Cantores: o tenor, Keith Lewis, substituto, cantou em esforço e visivelmente preocupado por abraçar um papel pouco preparado, esteve francamente aflito na primeira canção "Das Trinklied..." e francamente melhor nas outras duas, mas sempre a patinar um pouco nas saídas e no final das notas, nas suspensões, nas variações de tempo de Tate, sempre a desligar as notas de forma stressada, preocupado em não falhar a próxima entrada! Cantou sempre entre o meio forte e o fortíssimo, caindo muito para o canto demasiado puxado na garganta e pouco apoiado no corpo, acabou por ser pouco natural. Nota-se que tem qualidade musical, mas o trabalho de ensaio deve ter sido muito curto para apurar a interpretação, embora este papel não lhe seja totalmente estranho. De qualquer modo cantar com o concertino Devries a tocar atrás das costas deve ser terrrrrrífico, é quase o mesmo que cantar com uma arma de destruição maciça do George W. Bush apontada às costas, perdoa-se pois ao tenor algum deslize...

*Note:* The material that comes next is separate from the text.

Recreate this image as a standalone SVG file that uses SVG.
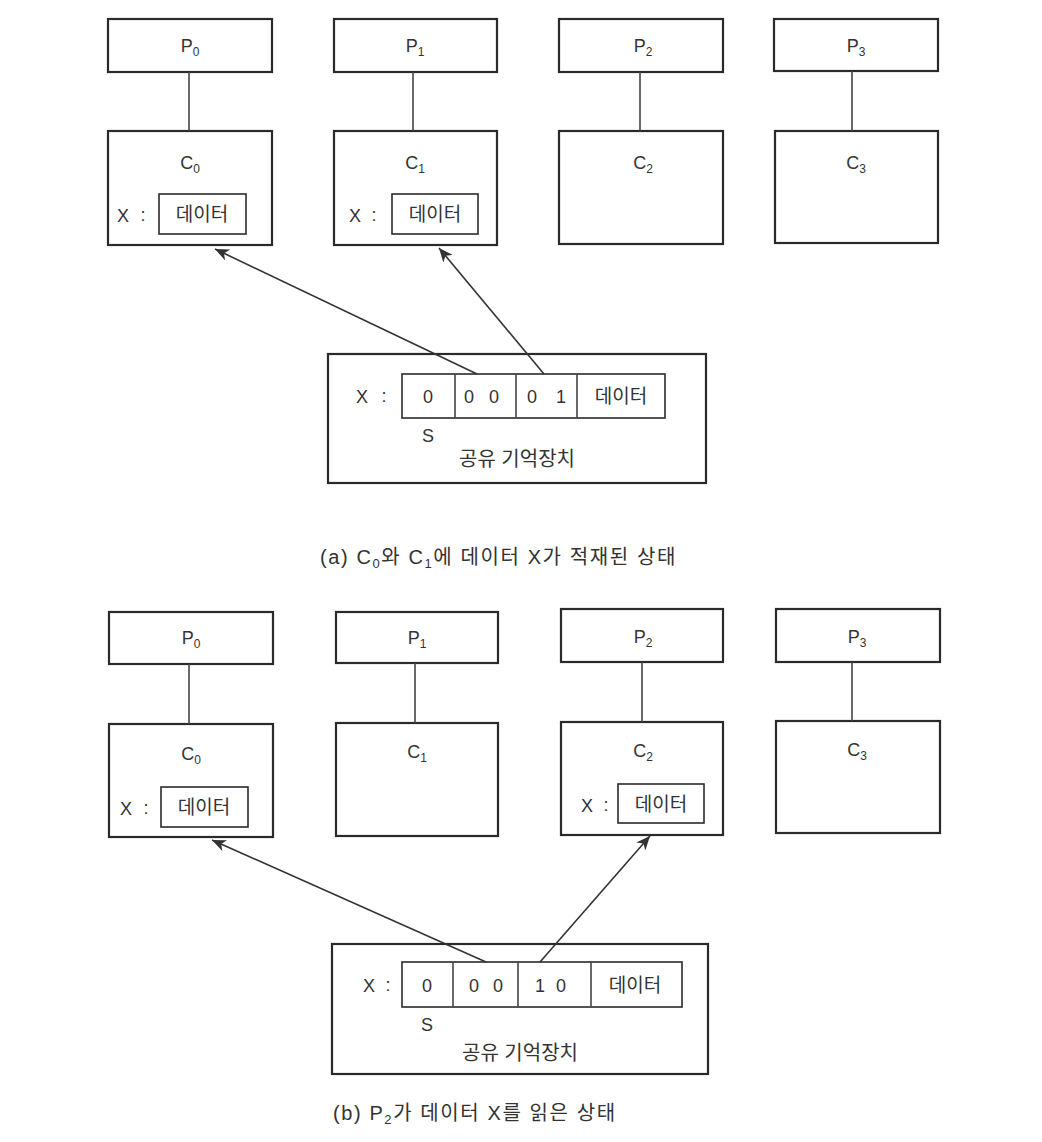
<svg xmlns="http://www.w3.org/2000/svg" width="1042" height="1142" viewBox="0 0 1042 1142">
<style>
.box{fill:#fff;stroke:#2a2a2a;stroke-width:2.2}
.ibox{fill:#fff;stroke:#2a2a2a;stroke-width:1.6}
.ln{stroke:#444;stroke-width:1.6;fill:none}
.arr{stroke:#333;stroke-width:1.6;fill:none;marker-end:url(#ah)}
text{font-family:"Liberation Sans","Noto Sans CJK KR",sans-serif;font-size:18px;fill:#333}
.m{text-anchor:middle}
.k{font-size:19px}
.sub{font-size:12px}
.cap{font-size:20px;letter-spacing:1.6px}
.cap .sub{font-size:13px}
</style>
<defs>
<marker id="ah" markerUnits="userSpaceOnUse" markerWidth="16" markerHeight="12" refX="14" refY="6" orient="auto">
<path d="M0,0 L14,6 L0,12 L4,6 Z" fill="#333"/>
</marker>
</defs>
<rect width="1042" height="1142" fill="#fff"/>

<!-- (a) -->
<g id="a-P0"><rect class="box" x="108" y="19" width="164" height="53"/><text class="m" x="190" y="52">P<tspan class="sub" dy="4">0</tspan></text></g>
<g id="a-P1"><rect class="box" x="334" y="19" width="163" height="53"/><text class="m" x="415" y="52">P<tspan class="sub" dy="4">1</tspan></text></g>
<g id="a-P2"><rect class="box" x="559" y="19" width="164" height="53"/><text class="m" x="643" y="52">P<tspan class="sub" dy="4">2</tspan></text></g>
<g id="a-P3"><rect class="box" x="774" y="19" width="164" height="52"/><text class="m" x="856" y="52">P<tspan class="sub" dy="4">3</tspan></text></g>

<g id="a-C0"><rect class="box" x="108" y="131" width="164" height="114"/><text class="m" x="190" y="169">C<tspan class="sub" dy="4">0</tspan></text>
<text class="m" x="123" y="222">X</text><text class="m" x="143" y="221">:</text>
<rect class="ibox" x="159" y="194" width="87" height="40"/><text class="m k" x="202" y="221">데이터</text></g>
<g id="a-C1"><rect class="box" x="334" y="131" width="163" height="114"/><text class="m" x="415" y="169">C<tspan class="sub" dy="4">1</tspan></text>
<text class="m" x="355" y="222">X</text><text class="m" x="374" y="221">:</text>
<rect class="ibox" x="392" y="194" width="86" height="40"/><text class="m k" x="435" y="221">데이터</text></g>
<g id="a-C2"><rect class="box" x="559" y="131" width="164" height="113"/><text class="m" x="643" y="169">C<tspan class="sub" dy="4">2</tspan></text></g>
<g id="a-C3"><rect class="box" x="775" y="131" width="163" height="112"/><text class="m" x="856" y="169">C<tspan class="sub" dy="4">3</tspan></text></g>

<g id="a-mem"><rect class="box" x="328" y="354" width="378" height="129"/>
<text class="m" x="362" y="403">X</text><text class="m" x="384" y="402">:</text>
<rect class="ibox" x="402" y="374" width="263" height="44"/>
<line class="ln" x1="455" y1="374" x2="455" y2="418"/>
<line class="ln" x1="516" y1="374" x2="516" y2="418"/>
<line class="ln" x1="577" y1="374" x2="577" y2="418"/>
<text class="m" x="428" y="403">0</text>
<text class="m" x="469" y="403">0</text><text class="m" x="494" y="403">0</text>
<text class="m" x="532" y="403">0</text><text class="m" x="561" y="403">1</text>
<text class="m k" x="621" y="403">데이터</text>
<text class="m" x="428" y="442">S</text>
<text class="m" x="517" y="466" style="font-size:20px">공유 기억장치</text></g>

<g id="a-caption"><text class="cap" x="320" y="564">(a) C<tspan class="sub" dy="4">0</tspan><tspan dy="-4">와 C</tspan><tspan class="sub" dy="4">1</tspan><tspan dy="-4">에 데이터 X가 적재된 상태</tspan></text></g>

<!-- (b) -->
<g id="b-P0"><rect class="box" x="109" y="612" width="164" height="52"/><text class="m" x="191" y="644">P<tspan class="sub" dy="4">0</tspan></text></g>
<g id="b-P1"><rect class="box" x="336" y="612" width="162" height="51"/><text class="m" x="417" y="644">P<tspan class="sub" dy="4">1</tspan></text></g>
<g id="b-P2"><rect class="box" x="561" y="609" width="162" height="53"/><text class="m" x="643" y="643">P<tspan class="sub" dy="4">2</tspan></text></g>
<g id="b-P3"><rect class="box" x="776" y="609" width="164" height="53"/><text class="m" x="857" y="643">P<tspan class="sub" dy="4">3</tspan></text></g>

<g id="b-C0"><rect class="box" x="109" y="724" width="164" height="113"/><text class="m" x="191" y="760">C<tspan class="sub" dy="4">0</tspan></text>
<text class="m" x="126" y="815">X</text><text class="m" x="146" y="814">:</text>
<rect class="ibox" x="161" y="787" width="87" height="40"/><text class="m k" x="204" y="814">데이터</text></g>
<g id="b-C1"><rect class="box" x="336" y="723" width="162" height="113"/><text class="m" x="417" y="758">C<tspan class="sub" dy="4">1</tspan></text></g>
<g id="b-C2"><rect class="box" x="561" y="722" width="162" height="113"/><text class="m" x="643" y="757">C<tspan class="sub" dy="4">2</tspan></text>
<text class="m" x="587" y="812">X</text><text class="m" x="606" y="811">:</text>
<rect class="ibox" x="618" y="784" width="86" height="39"/><text class="m k" x="661" y="811">데이터</text></g>
<g id="b-C3"><rect class="box" x="776" y="721" width="164" height="112"/><text class="m" x="857" y="756">C<tspan class="sub" dy="4">3</tspan></text></g>

<g id="b-mem"><rect class="box" x="332" y="944" width="376" height="130"/>
<text class="m" x="369" y="992">X</text><text class="m" x="388" y="991">:</text>
<rect class="ibox" x="402" y="962" width="280" height="45"/>
<line class="ln" x1="453" y1="962" x2="453" y2="1007"/>
<line class="ln" x1="518" y1="962" x2="518" y2="1007"/>
<line class="ln" x1="591" y1="962" x2="591" y2="1007"/>
<text class="m" x="427" y="992">0</text>
<text class="m" x="474" y="992">0</text><text class="m" x="498" y="992">0</text>
<text class="m" x="540" y="992">1</text><text class="m" x="561" y="992">0</text>
<text class="m k" x="635" y="992">데이터</text>
<text class="m" x="427" y="1031">S</text>
<text class="m" x="520" y="1060" style="font-size:20px">공유 기억장치</text></g>

<g id="b-caption"><text class="cap" x="333" y="1120">(b) P<tspan class="sub" dy="4">2</tspan><tspan dy="-4">가 데이터 X를 읽은 상태</tspan></text></g>

<!-- connectors -->
<g id="connectors">
<line class="ln" x1="189" y1="72" x2="189" y2="131"/>
<line class="ln" x1="413" y1="72" x2="413" y2="131"/>
<line class="ln" x1="640" y1="72" x2="640" y2="131"/>
<line class="ln" x1="852" y1="71" x2="852" y2="131"/>
<line class="arr" x1="477" y1="374" x2="215" y2="249"/>
<line class="arr" x1="544" y1="374" x2="439" y2="248"/>

<line class="ln" x1="189" y1="664" x2="189" y2="724"/>
<line class="ln" x1="415" y1="663" x2="415" y2="723"/>
<line class="ln" x1="642" y1="662" x2="642" y2="722"/>
<line class="ln" x1="852" y1="662" x2="852" y2="721"/>
<line class="arr" x1="486" y1="962" x2="212" y2="840"/>
<line class="arr" x1="540" y1="962" x2="650" y2="836"/>
</g>
</svg>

A meio soprano Petra Lang, substituta, foi a taluda para a produção, estava em Sevilha a cantar este papel, estava muito bem preparada, uma voz de uma grande elegância e subtileza, uma interpretação poética e musical notável, vibrante mas melancólica ao mesmo tempo. Graves pouco naturais mas muito bem preparados e bem disfarçados, trata-se de uma meio soprano e não de uma contralto. Os ataques perfeitos, um entendimento com Tate que parece ter sido amor à primeira vista, não notei uma entrada fora de tempo, um desligar dos tempos oscilantes de Mahler e Tate, não houve um perder do tempo quer nas inflexões súbitas quer nos ritardandos. Ensaio no sábado, concerto ao domingo... e a perfeição.

Da orquestra quando está óptima pouco resta a dizer, há que corrigir o concertino, talvez um curso de reciclagem. Madeiras excelentes, clarinetes, flautas, oboés, fagotes, contrafagote: bravo o solo do Abschied, trompas divinas, celesta claríssima, harpas bem, restantes metais discretos na estridência e imperiais no som, como mandam as regras. Cordas muito bem, violinos (apesar do tal) sem desafinar e coesos, o que é raro, violoncelos e contrabaixos dentro do costume que é muito bom, violas untuosas e sonoras, percussões muito musicais.

O coro em Schumann, uma obra facílima, foi melhor que o costume, mas mesmo assim empastelado e a precisar urgentemente de um maestro de coro que saiba trabalhar um coro.

Um concerto que se deve todo a Tate e ao profissionalismo e qualidade dos músicos. O que seria se a OSP tivesse sempre maestros deste calibre? Seria uma grande orquestra mundial dentro de pouco tempo.